As just a thought to throw out there, might zero-dimensional approaches shed new light on the epidemiological transition? Has it made sense, where fitness pay-offs are high for offspring through investment and development, to invest more as a parent and thus set the highest set of pay-offs for a child?
Much more at the link, which provocatively connects the short-term versus long-term strategy discussion in the paper to the emergence of wealth inequality in complex societies.
Edge has a question-and-answer post with study author William H. Press: "On 'Iterated Prisoner's Dilemma contains strategies that dominate any evolutionary opponent'". The entire interview is very interesting, here's an excerpt that highlights the connection between the reward-payoff game of Prisoner's Dilemma and actual flesh-and-blood evolution:
Yes, Virginia, you can fool evolution. People do it all the time, nowadays, with directed evolution experiments that fool microbes into doing unnatural things. The trick is to keep adjusting the environment so that the “more fit” organism is the one that bends most to our (unnatural) goal. So, it’s not a surprise that these tricks exist in principle. What is a surprise is that they are so easily exemplified, mathematically, in a game as simple as Iterated Prisoner’s Dilemma – and that this was mathematically obscure enough to escape notice. Do these tricks exist in all mathematical games? Do they exist in reallife competitive scenarios? When both players have a theory of mind (that is, are not just evolving to maximize their own score), are all games, in some deep way, actually Ultimatum Games? These now seem to be interesting questions.

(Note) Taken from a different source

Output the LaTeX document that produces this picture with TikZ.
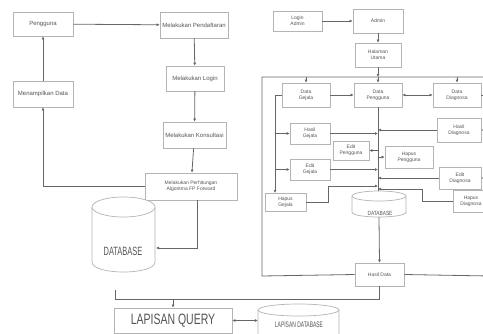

Personally, I think the Prisoner's Dilemma has been overemphasized in the discussion of the evolution of human cooperation, as many kinds of social interactions in ancient hunter-gatherers would not have fit that dynamic. Nevertheless, we should revisit the literature and revise the assumption that cooperation emerged according to the Prisoner's Dilemma dynamic. In this regard, the most interesting aspect of Press and Dyson's work may be the clear demonstration that short-term and long-term strategies bear a different relation than traditionally thought. Cognitive resources for individual discrimination, tracking of reputation, and memory of previous interactions have evolved over millions of years in primates, and their elaboration in humans may have happened in a very different context than imagined before last month.